• _TO DO_: Restate each of the lines below word for word and drop every picture.

• _DATA SEGMENT_:
START

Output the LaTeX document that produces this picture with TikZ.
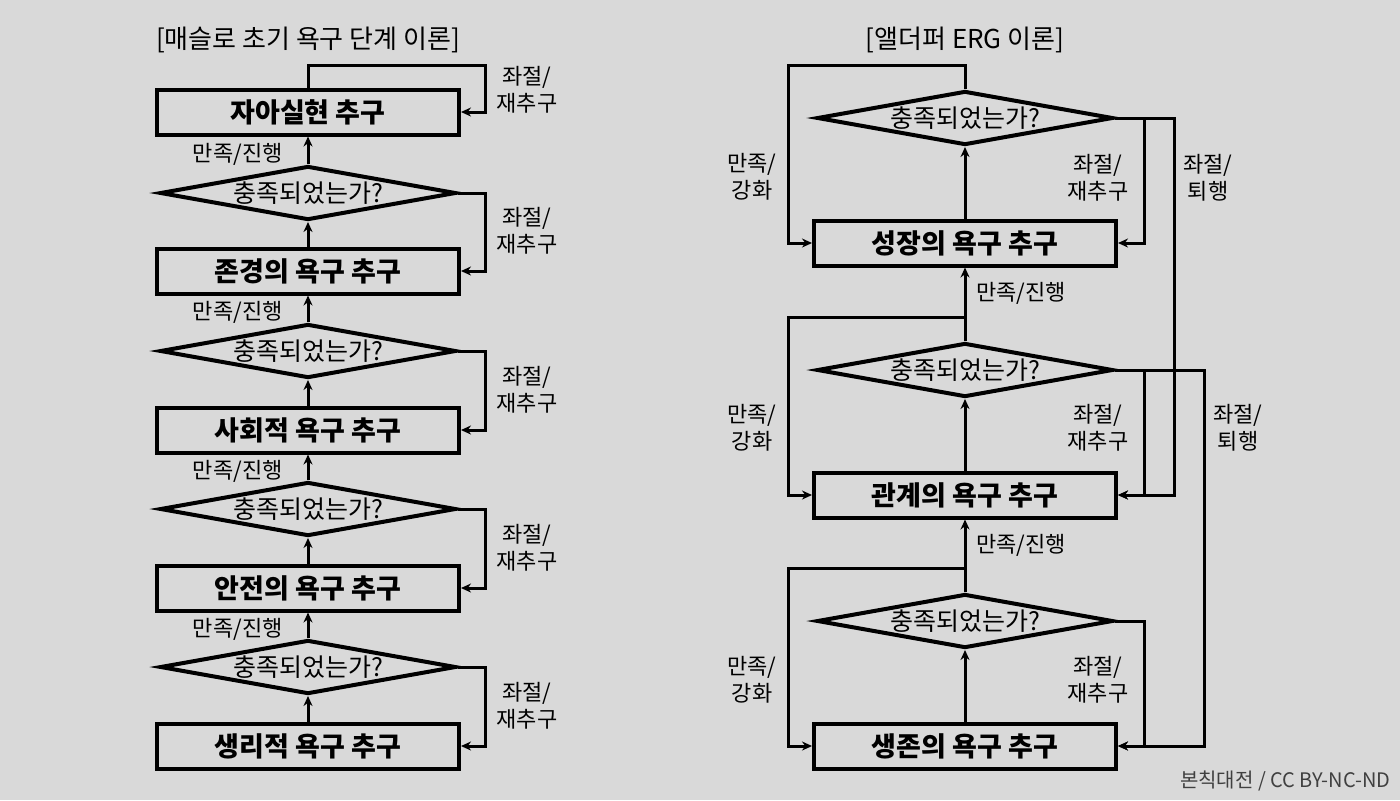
\documentclass[tikz,border=0pt]{standalone}
\usepackage{fontspec}
\setmainfont{Noto Sans CJK KR}
\usepackage{tikz}
\usetikzlibrary{arrows.meta,shapes.geometric}
\definecolor{bggray}{RGB}{217,217,217}

\begin{document}
\begin{tikzpicture}[x=0.5pt, y=-0.5pt, >={Stealth[length=5pt,width=4.5pt]},
    needbox/.style={draw, line width=2pt, minimum width=151pt, minimum height=22.5pt, inner sep=0pt,
        font=\fontsize{13.5}{16}\selectfont\bfseries},
    check/.style={diamond, aspect=5.48, draw, line width=2pt, minimum width=148pt, minimum height=27pt, inner sep=0pt,
        font=\fontsize{12.5}{14}\selectfont},
    flow/.style={line width=1.5pt, ->},
    tag/.style={font=\fontsize{11}{13.5}\selectfont, align=center, inner sep=0pt},
    heading/.style={font=\fontsize{13}{15}\selectfont}]
    \fill[bggray] (0,0) rectangle (1400,800);

    % Maslow
    \node[heading] (maslowtitle) at (308,40) {[매슬로 초기 욕구 단계 이론]};
    \node[needbox] (self) at (308,112) {자아실현 추구};
    \node[check] (q4) at (308,193) {충족되었는가?};
    \node[needbox] (esteem) at (308,271) {존경의 욕구 추구};
    \node[check] (q3) at (308,351) {충족되었는가?};
    \node[needbox] (social) at (308,430) {사회적 욕구 추구};
    \node[check] (q2) at (308,509) {충족되었는가?};
    \node[needbox] (safety) at (308,588) {안전의 욕구 추구};
    \node[check] (q1) at (308,667) {충족되었는가?};
    \node[needbox] (body) at (308,746) {생리적 욕구 추구};

    \draw[flow] (body) -- (q1);
    \draw[flow] (q1) -- (safety) node[tag, pos=0.35, left=12pt] {만족/진행};
    \draw[flow] (safety) -- (q2);
    \draw[flow] (q2) -- (social) node[tag, pos=0.35, left=12pt] {만족/진행};
    \draw[flow] (social) -- (q3);
    \draw[flow] (q3) -- (esteem) node[tag, pos=0.35, left=12pt] {만족/진행};
    \draw[flow] (esteem) -- (q4);
    \draw[flow] (q4) -- (self) node[tag, pos=0.35, left=12pt] {만족/진행};

    \draw[flow] (self.north) -- ++(0,-22) -| ([xshift=12pt]self.east) -- (self.east);
    \draw[flow] (q4.east) -- ++(27,0) |- (esteem.east);
    \draw[flow] (q3.east) -- ++(27,0) |- (social.east);
    \draw[flow] (q2.east) -- ++(27,0) |- (safety.east);
    \draw[flow] (q1.east) -- ++(27,0) |- (body.east);

    \node[tag] (retry5) at (527,90) {좌절/\\재추구};
    \node[tag] (retry4) at (527,231) {좌절/\\재추구};
    \node[tag] (retry3) at (527,390) {좌절/\\재추구};
    \node[tag] (retry2) at (527,548) {좌절/\\재추구};
    \node[tag] (retry1) at (527,706) {좌절/\\재추구};

    % Alderfer
    \node[heading] (ergtitle) at (965,40) {[앨더퍼 ERG 이론]};
    \node[check] (c3) at (965,118) {충족되었는가?};
    \node[needbox] (grow) at (965,243) {성장의 욕구 추구};
    \node[check] (c2) at (965,370) {충족되었는가?};
    \node[needbox] (relate) at (965,495) {관계의 욕구 추구};
    \node[check] (c1) at (965,621) {충족되었는가?};
    \node[needbox] (exist) at (965,746) {생존의 욕구 추구};

    \draw[flow] (exist) -- (c1);
    \draw[flow] (c1) -- (relate) node[tag, pos=0.65, right=5pt] {만족/진행};
    \draw[flow] (relate) -- (c2);
    \draw[flow] (c2) -- (grow) node[tag, pos=0.65, right=5pt] {만족/진행};
    \draw[flow] (grow) -- (c3);

    \draw[flow] (c3.north) -- ++(0,-24) -| ([xshift=-12pt]grow.west) -- (grow.west);
    \draw[flow] (c2.north) -- ++(0,-24) -| ([xshift=-12pt]relate.west) -- (relate.west);
    \draw[flow] (c1.north) -- ++(0,-24) -| ([xshift=-12pt]exist.west) -- (exist.west);

    \draw[flow] (c3.east) -- ++(29,0) |- (grow.east);
    \draw[flow] (c3.east) -- ++(59,0) |- (relate.east);
    \draw[flow] (c2.east) -- ++(29,0) |- (relate.east);
    \draw[flow] (c2.east) -- ++(89,0) |- (exist.east);
    \draw[flow] (c1.east) -- ++(29,0) |- (exist.east);

    \node[tag] (keep3) at (752,177) {만족/\\강화};
    \node[tag] (keep2) at (752,428) {만족/\\강화};
    \node[tag] (keep1) at (752,680) {만족/\\강화};
    \node[tag] (again3) at (1098,178) {좌절/\\재추구};
    \node[tag] (again2) at (1098,428) {좌절/\\재추구};
    \node[tag] (again1) at (1098,680) {좌절/\\재추구};
    \node[tag] (back3) at (1208,178) {좌절/\\퇴행};
    \node[tag] (back2) at (1238,428) {좌절/\\퇴행};

    \node[anchor=east, inner sep=0pt, font=\fontsize{10}{12}\selectfont, text=black!75] (credit) at (1391,781) {본칙대전 / CC BY-NC-ND};
\end{tikzpicture}
\end{document}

END

• _WRITTEN SOLUTION_:
Output the LaTeX document that produces this picture with TikZ.
\documentclass[tikz,border=0pt]{standalone}
\usepackage{fontspec}
\setmainfont{Noto Sans CJK KR}
\usepackage{tikz}
\usetikzlibrary{arrows.meta,shapes.geometric}
\definecolor{bggray}{RGB}{217,217,217}

\begin{document}
\begin{tikzpicture}[x=0.5pt, y=-0.5pt, >={Stealth[length=5pt,width=4.5pt]},
    needbox/.style={draw, line width=2pt, minimum width=151pt, minimum height=22.5pt, inner sep=0pt,
        font=\fontsize{13.5}{16}\selectfont\bfseries},
    check/.style={diamond, aspect=5.48, draw, line width=2pt, minimum width=148pt, minimum height=27pt, inner sep=0pt,
        font=\fontsize{12.5}{14}\selectfont},
    flow/.style={line width=1.5pt, ->},
    tag/.style={font=\fontsize{11}{13.5}\selectfont, align=center, inner sep=0pt},
    heading/.style={font=\fontsize{13}{15}\selectfont}]
    \fill[bggray] (0,0) rectangle (1400,800);

    % Maslow
    \node[heading] (maslowtitle) at (308,40) {[매슬로 초기 욕구 단계 이론]};
    \node[needbox] (self) at (308,112) {자아실현 추구};
    \node[check] (q4) at (308,193) {충족되었는가?};
    \node[needbox] (esteem) at (308,271) {존경의 욕구 추구};
    \node[check] (q3) at (308,351) {충족되었는가?};
    \node[needbox] (social) at (308,430) {사회적 욕구 추구};
    \node[check] (q2) at (308,509) {충족되었는가?};
    \node[needbox] (safety) at (308,588) {안전의 욕구 추구};
    \node[check] (q1) at (308,667) {충족되었는가?};
    \node[needbox] (body) at (308,746) {생리적 욕구 추구};

    \draw[flow] (body) -- (q1);
    \draw[flow] (q1) -- (safety) node[tag, pos=0.35, left=12pt] {만족/진행};
    \draw[flow] (safety) -- (q2);
    \draw[flow] (q2) -- (social) node[tag, pos=0.35, left=12pt] {만족/진행};
    \draw[flow] (social) -- (q3);
    \draw[flow] (q3) -- (esteem) node[tag, pos=0.35, left=12pt] {만족/진행};
    \draw[flow] (esteem) -- (q4);
    \draw[flow] (q4) -- (self) node[tag, pos=0.35, left=12pt] {만족/진행};

    \draw[flow] (self.north) -- ++(0,-22) -| ([xshift=12pt]self.east) -- (self.east);
    \draw[flow] (q4.east) -- ++(27,0) |- (esteem.east);
    \draw[flow] (q3.east) -- ++(27,0) |- (social.east);
    \draw[flow] (q2.east) -- ++(27,0) |- (safety.east);
    \draw[flow] (q1.east) -- ++(27,0) |- (body.east);

    \node[tag] (retry5) at (527,90) {좌절/\\재추구};
    \node[tag] (retry4) at (527,231) {좌절/\\재추구};
    \node[tag] (retry3) at (527,390) {좌절/\\재추구};
    \node[tag] (retry2) at (527,548) {좌절/\\재추구};
    \node[tag] (retry1) at (527,706) {좌절/\\재추구};

    % Alderfer
    \node[heading] (ergtitle) at (965,40) {[앨더퍼 ERG 이론]};
    \node[check] (c3) at (965,118) {충족되었는가?};
    \node[needbox] (grow) at (965,243) {성장의 욕구 추구};
    \node[check] (c2) at (965,370) {충족되었는가?};
    \node[needbox] (relate) at (965,495) {관계의 욕구 추구};
    \node[check] (c1) at (965,621) {충족되었는가?};
    \node[needbox] (exist) at (965,746) {생존의 욕구 추구};

    \draw[flow] (exist) -- (c1);
    \draw[flow] (c1) -- (relate) node[tag, pos=0.65, right=5pt] {만족/진행};
    \draw[flow] (relate) -- (c2);
    \draw[flow] (c2) -- (grow) node[tag, pos=0.65, right=5pt] {만족/진행};
    \draw[flow] (grow) -- (c3);

    \draw[flow] (c3.north) -- ++(0,-24) -| ([xshift=-12pt]grow.west) -- (grow.west);
    \draw[flow] (c2.north) -- ++(0,-24) -| ([xshift=-12pt]relate.west) -- (relate.west);
    \draw[flow] (c1.north) -- ++(0,-24) -| ([xshift=-12pt]exist.west) -- (exist.west);

    \draw[flow] (c3.east) -- ++(29,0) |- (grow.east);
    \draw[flow] (c3.east) -- ++(59,0) |- (relate.east);
    \draw[flow] (c2.east) -- ++(29,0) |- (relate.east);
    \draw[flow] (c2.east) -- ++(89,0) |- (exist.east);
    \draw[flow] (c1.east) -- ++(29,0) |- (exist.east);

    \node[tag] (keep3) at (752,177) {만족/\\강화};
    \node[tag] (keep2) at (752,428) {만족/\\강화};
    \node[tag] (keep1) at (752,680) {만족/\\강화};
    \node[tag] (again3) at (1098,178) {좌절/\\재추구};
    \node[tag] (again2) at (1098,428) {좌절/\\재추구};
    \node[tag] (again1) at (1098,680) {좌절/\\재추구};
    \node[tag] (back3) at (1208,178) {좌절/\\퇴행};
    \node[tag] (back2) at (1238,428) {좌절/\\퇴행};

    \node[anchor=east, inner sep=0pt, font=\fontsize{10}{12}\selectfont, text=black!75] (credit) at (1391,781) {본칙대전 / CC BY-NC-ND};
\end{tikzpicture}
\end{document}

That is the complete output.